Para criar espaços de reflexão e romper ciclos da violência, a Rede Não Bata, Eduque traz orientações na Cartilha da Lei Menino Bernardo e promove oficinas de formação sobre a lei, para responsáveis por crianças e adolescentes e profissionais que atuam no Sistema de Garantia dos Direitos da Criança e do Adolescente, órgão que busca fortalecer o ECA e garantir a proteção integral à infância e adolescência. Nesses encontros, em que a essência é acolher com empatia, é frequente ouvir sobre “o quão necessário é ter espaços de escuta, o interesse em aprender estratégias e incorporar ações de autocuidado”, conta Soraia.
O que ainda falta depois da Lei Menino Bernardo?
Lucas Lopes, secretário executivo da Coalizão Brasileira pelo Fim da Violência contra Crianças e Adolescentes, avalia a importância de uma lei como essa no Brasil, que alterou normas e valores sociais que perpetuaram, ao longo de gerações, os castigos físicos e humilhantes contra crianças e adolescentes.
Para ele, a lei incentiva a adoção de práticas não violentas de educação e cuidado.

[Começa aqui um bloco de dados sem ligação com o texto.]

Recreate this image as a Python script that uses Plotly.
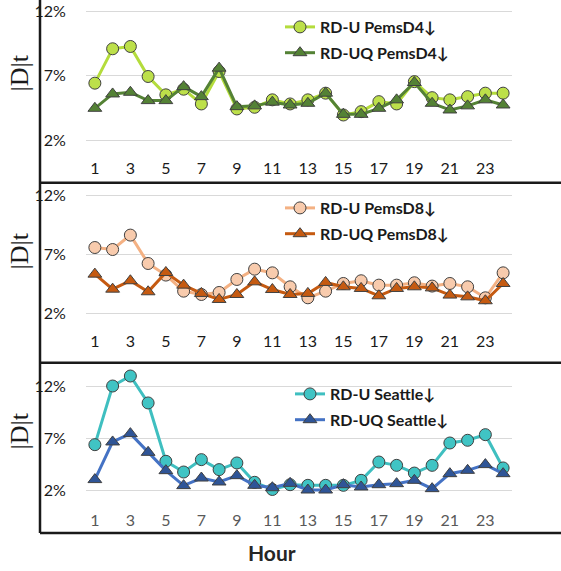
import plotly.graph_objects as go

hours = list(range(1, 25))
tick_hours = list(range(1, 24, 2))
y_ticks = [2, 7, 12]
y_tick_text = ["2%", "7%", "12%"]

d4_u = [6.43, 9.11, 9.29, 6.95, 5.52, 5.96, 4.81, 7.34, 4.42, 4.55, 5.13, 4.81,
        5.13, 5.65, 3.95, 4.21, 4.99, 4.81, 6.55, 5.30, 5.13, 5.38, 5.65, 5.65]
d4_uq = [4.47, 5.59, 5.72, 5.07, 5.07, 6.16, 5.38, 7.60, 4.60, 4.66, 4.95, 4.73,
         4.86, 5.65, 4.00, 4.00, 4.47, 5.13, 6.48, 4.86, 4.34, 4.66, 5.13, 4.73]
d8_u = [7.56, 7.39, 8.61, 6.21, 5.23, 3.87, 3.59, 3.76, 4.86, 5.73, 5.42, 4.24,
        3.31, 3.87, 4.52, 4.75, 4.38, 4.38, 4.58, 4.30, 4.52, 4.24, 3.31, 5.42]
d8_uq = [5.31, 4.04, 4.75, 3.82, 5.45, 4.38, 3.68, 3.17, 3.59, 4.66, 4.01, 3.59,
         3.68, 4.61, 4.24, 4.10, 3.48, 4.10, 4.24, 4.15, 3.54, 3.39, 3.06, 4.52]
se_u = [6.36, 12.00, 12.96, 10.37, 4.76, 3.73, 4.92, 3.96, 4.60, 2.74, 2.05, 2.51,
        2.45, 2.45, 2.45, 2.93, 4.69, 4.37, 3.63, 4.37, 6.52, 6.78, 7.32, 4.12]
se_uq = [3.00, 6.62, 7.42, 5.62, 3.86, 2.42, 3.15, 2.77, 3.38, 2.45, 2.22, 2.64,
         2.00, 2.00, 2.51, 2.29, 2.51, 2.61, 2.93, 2.13, 3.57, 3.89, 4.44, 3.57]

names = [("RD-U PemsD4↓", "RD-UQ PemsD4↓"),
         ("RD-U PemsD8↓", "RD-UQ PemsD8↓"),
         ("RD-U Seattle↓", "RD-UQ Seattle↓")]

W, H = 561, 571
FONT = "Lato"
OUT = "#404040"

fig = go.Figure()

panels = [
    # (u, uq, u_line, u_fill, uq_line, uq_fill, top_px, bottom_px, yrange, xtickcolor, legend pos)
    (d4_u, d4_uq, "#b4dc3c", "#bde04a", "#548235", "#548235", 2, 157, [0.675, 12.756], "#1a1a1a", (280, 10)),
    (d8_u, d8_uq, "#f4b183", "#f8cbad", "#c55a11", "#c55a11", 185, 330, [0.588, 12.845], "#1a1a1a", (280, 191)),
    (se_u, se_uq, "#3fbfc0", "#40c4c4", "#4472c4", "#2f5597", 366, 509, [0.173, 13.923], "#595959", (290, 377)),
]

for i, (u, uq, ul, uf, ql, qf, top, bot, yr, xtc, lpos) in enumerate(panels):
    n = "" if i == 0 else str(i + 1)
    leg = "legend" if i == 0 else f"legend{i+1}"
    fig.add_trace(go.Scatter(
        x=hours, y=u, mode="lines+markers", name=names[i][0],
        line=dict(color=ul, width=3),
        marker=dict(symbol="circle", size=12, color=uf, line=dict(color=OUT, width=1)),
        xaxis="x" + n, yaxis="y" + n, legend=leg, legendgroup=f"a{i}"))
    fig.add_trace(go.Scatter(
        x=hours, y=uq, mode="lines+markers", name=names[i][1],
        line=dict(color=ql, width=3),
        marker=dict(symbol="triangle-up", size=12, color=qf, line=dict(color=OUT, width=1)),
        xaxis="x" + n, yaxis="y" + n, legend=leg, legendgroup=f"b{i}"))
    fig.update_layout(**{
        "xaxis" + n: dict(domain=[86 / W, 512 / W], range=[0.5, 24.5], tickvals=tick_hours,
                          showgrid=False, zeroline=False, showline=False, ticks="",
                          anchor="y" + n,
                          tickfont=dict(family=FONT, size=16, color=xtc)),
        "yaxis" + n: dict(domain=[1 - bot / H, 1 - top / H], range=yr, tickvals=y_ticks,
                          ticktext=y_tick_text, showgrid=True, gridcolor="#d9d9d9", gridwidth=1.3,
                          zeroline=False, showline=False, ticks="outside", ticklen=16,
                          tickcolor="rgba(0,0,0,0)", anchor="x" + n,
                          tickfont=dict(family=FONT, size=16, color="#1a1a1a")),
        leg: dict(x=lpos[0] / W, y=1 - lpos[1] / H, xanchor="left", yanchor="top",
                  bgcolor="rgba(0,0,0,0)", tracegroupgap=2,
                  font=dict(family=FONT, size=16, color="#1a1a1a", weight="bold")),
    })
    fig.add_annotation(text="|D|t", x=19 / W, y=1 - ((top + bot) / 2 - 6) / H, xref="paper", yref="paper",
                       xanchor="center", yanchor="middle",
                       textangle=-90, showarrow=False,
                       font=dict(family="Liberation Serif", size=26, color="#1a1a1a"))

fig.add_annotation(text="<b>Hour</b>", x=272 / W, y=1 - 552 / H, xref="paper", yref="paper",
                   xanchor="center", yanchor="middle",
                   showarrow=False, font=dict(family=FONT, size=21, color="#262626"))

# panel frames
frame = dict(type="line", xref="paper", yref="paper", line=dict(color="#1a1a1a", width=2.5))
fig.add_shape(x0=40 / W, x1=40 / W, y0=1 - 533 / H, y1=1, **frame)
for py in (182.7, 362.7, 533):
    fig.add_shape(x0=40 / W, x1=1, y0=1 - py / H, y1=1 - py / H, **frame)

fig.update_layout(width=W, height=H, margin=dict(l=0, r=0, t=0, b=0),
                  paper_bgcolor="white", plot_bgcolor="white", showlegend=True)

fig.write_html("out.html")
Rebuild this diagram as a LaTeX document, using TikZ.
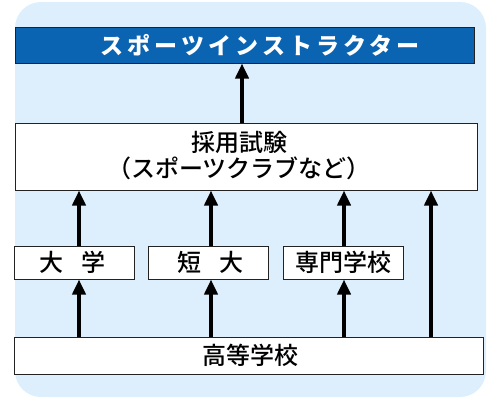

No entanto, Lopes afirma que é preciso um investimento suficiente, que garanta abrangência e qualidade a programas e serviços de atenção e apoio aos envolvidos.

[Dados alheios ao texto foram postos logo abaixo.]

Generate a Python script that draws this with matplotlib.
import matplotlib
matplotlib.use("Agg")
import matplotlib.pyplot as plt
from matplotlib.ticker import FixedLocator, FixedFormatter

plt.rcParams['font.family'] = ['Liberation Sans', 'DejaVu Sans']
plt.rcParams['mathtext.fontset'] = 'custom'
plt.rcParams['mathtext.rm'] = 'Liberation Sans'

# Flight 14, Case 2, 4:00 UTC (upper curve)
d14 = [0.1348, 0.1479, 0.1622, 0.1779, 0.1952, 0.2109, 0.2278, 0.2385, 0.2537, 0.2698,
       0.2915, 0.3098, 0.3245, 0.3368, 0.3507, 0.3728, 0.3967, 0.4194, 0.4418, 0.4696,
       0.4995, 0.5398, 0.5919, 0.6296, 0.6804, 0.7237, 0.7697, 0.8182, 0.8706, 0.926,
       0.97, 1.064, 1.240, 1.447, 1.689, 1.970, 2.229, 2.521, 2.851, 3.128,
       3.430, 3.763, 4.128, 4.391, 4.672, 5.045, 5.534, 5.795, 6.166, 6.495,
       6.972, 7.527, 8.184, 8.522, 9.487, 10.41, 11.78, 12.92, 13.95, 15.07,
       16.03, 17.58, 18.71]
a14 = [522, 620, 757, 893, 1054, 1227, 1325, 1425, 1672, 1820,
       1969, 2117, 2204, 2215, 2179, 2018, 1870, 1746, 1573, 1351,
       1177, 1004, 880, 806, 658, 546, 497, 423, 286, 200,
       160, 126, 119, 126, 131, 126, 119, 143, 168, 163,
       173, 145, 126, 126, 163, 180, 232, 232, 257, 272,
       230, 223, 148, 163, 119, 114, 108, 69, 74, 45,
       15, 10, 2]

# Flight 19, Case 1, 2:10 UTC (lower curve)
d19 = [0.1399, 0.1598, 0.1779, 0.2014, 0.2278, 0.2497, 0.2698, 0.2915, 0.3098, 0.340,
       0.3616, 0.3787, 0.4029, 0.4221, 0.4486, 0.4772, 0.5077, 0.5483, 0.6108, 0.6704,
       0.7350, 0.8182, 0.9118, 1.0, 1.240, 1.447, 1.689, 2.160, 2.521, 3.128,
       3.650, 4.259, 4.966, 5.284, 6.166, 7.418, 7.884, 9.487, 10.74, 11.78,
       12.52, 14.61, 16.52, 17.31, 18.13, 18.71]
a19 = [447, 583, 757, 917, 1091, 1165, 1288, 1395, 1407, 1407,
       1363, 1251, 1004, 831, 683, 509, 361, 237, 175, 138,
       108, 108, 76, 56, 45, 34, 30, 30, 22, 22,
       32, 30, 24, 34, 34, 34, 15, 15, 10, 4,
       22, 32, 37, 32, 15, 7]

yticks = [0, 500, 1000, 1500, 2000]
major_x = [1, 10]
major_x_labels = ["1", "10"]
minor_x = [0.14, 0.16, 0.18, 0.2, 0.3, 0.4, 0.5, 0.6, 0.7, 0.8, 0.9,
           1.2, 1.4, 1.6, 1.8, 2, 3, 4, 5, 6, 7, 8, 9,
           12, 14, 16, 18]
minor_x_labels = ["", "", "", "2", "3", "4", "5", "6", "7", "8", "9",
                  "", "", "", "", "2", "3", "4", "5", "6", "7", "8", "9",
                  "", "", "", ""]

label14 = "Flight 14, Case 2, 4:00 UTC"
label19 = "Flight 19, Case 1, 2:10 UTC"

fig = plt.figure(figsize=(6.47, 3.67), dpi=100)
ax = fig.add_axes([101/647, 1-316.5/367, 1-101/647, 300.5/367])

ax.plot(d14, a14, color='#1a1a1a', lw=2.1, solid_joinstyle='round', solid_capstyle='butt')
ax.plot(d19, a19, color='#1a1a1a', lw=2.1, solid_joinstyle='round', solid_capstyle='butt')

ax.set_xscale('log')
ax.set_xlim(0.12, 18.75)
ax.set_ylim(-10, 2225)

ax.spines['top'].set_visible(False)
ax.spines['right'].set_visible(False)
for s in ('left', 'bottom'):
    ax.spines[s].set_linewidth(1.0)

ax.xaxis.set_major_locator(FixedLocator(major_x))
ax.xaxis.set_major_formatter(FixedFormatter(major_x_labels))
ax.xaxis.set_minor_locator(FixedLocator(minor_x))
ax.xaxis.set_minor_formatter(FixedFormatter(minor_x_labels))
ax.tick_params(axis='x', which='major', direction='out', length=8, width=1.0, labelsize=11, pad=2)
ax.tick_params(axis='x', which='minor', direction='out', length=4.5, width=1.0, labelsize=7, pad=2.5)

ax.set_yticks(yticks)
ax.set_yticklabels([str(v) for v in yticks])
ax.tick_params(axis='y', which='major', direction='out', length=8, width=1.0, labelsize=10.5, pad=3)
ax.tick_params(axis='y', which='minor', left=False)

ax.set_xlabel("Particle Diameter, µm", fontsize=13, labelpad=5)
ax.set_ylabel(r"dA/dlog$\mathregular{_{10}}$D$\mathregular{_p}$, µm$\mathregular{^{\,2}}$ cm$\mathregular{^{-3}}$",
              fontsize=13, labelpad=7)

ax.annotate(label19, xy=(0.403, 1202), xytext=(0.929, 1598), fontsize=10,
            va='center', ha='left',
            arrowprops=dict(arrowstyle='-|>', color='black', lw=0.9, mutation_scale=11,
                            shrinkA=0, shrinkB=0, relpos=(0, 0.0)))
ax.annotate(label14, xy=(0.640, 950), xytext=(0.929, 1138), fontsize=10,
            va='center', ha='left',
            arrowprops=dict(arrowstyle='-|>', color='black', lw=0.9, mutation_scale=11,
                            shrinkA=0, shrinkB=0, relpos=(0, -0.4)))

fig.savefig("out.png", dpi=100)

“Uma lei como essa precisa ser assimilada como um valor e uma conquista”, diz. Nesse sentido, “a celebração dos 10 anos da Lei Menino Bernardo deve mobilizar Estado, família e sociedade a construir, com crianças e adolescentes, relações, ambientes e instituições comprometidas com a não violência, o diálogo e a participação”.
* Alguns nomes são fictícios para preservar a identidade das pessoas nesta reportagem.
Violência ainda é natural para brasileiros
Um em cada quatro brasileiros concorda que o tapa é uma medida educativa aceitável. Os dados são da Pesquisa Nacional Sobre Atitudes e Percepções Sobre Maus-Tratos e Violência Contra Crianças e Adolescentes no Brasil, de 2023. São 27% os que afirmam que educar com castigo é melhor que diálogo e 38% dizem já terem usado algum objeto para bater no filho ou filha. A pesquisa realizada pelo projeto PIPAS – Primeira Infância para Adultos Saudáveis, do Ministério da Saúde e da Fundação Maria Cecilia Souto Vidigal, também de 2023, traz um cenário parecido: 35% dos cuidadores revelam dar palmadas como medida educativa e 33% admitem gritar com as crianças.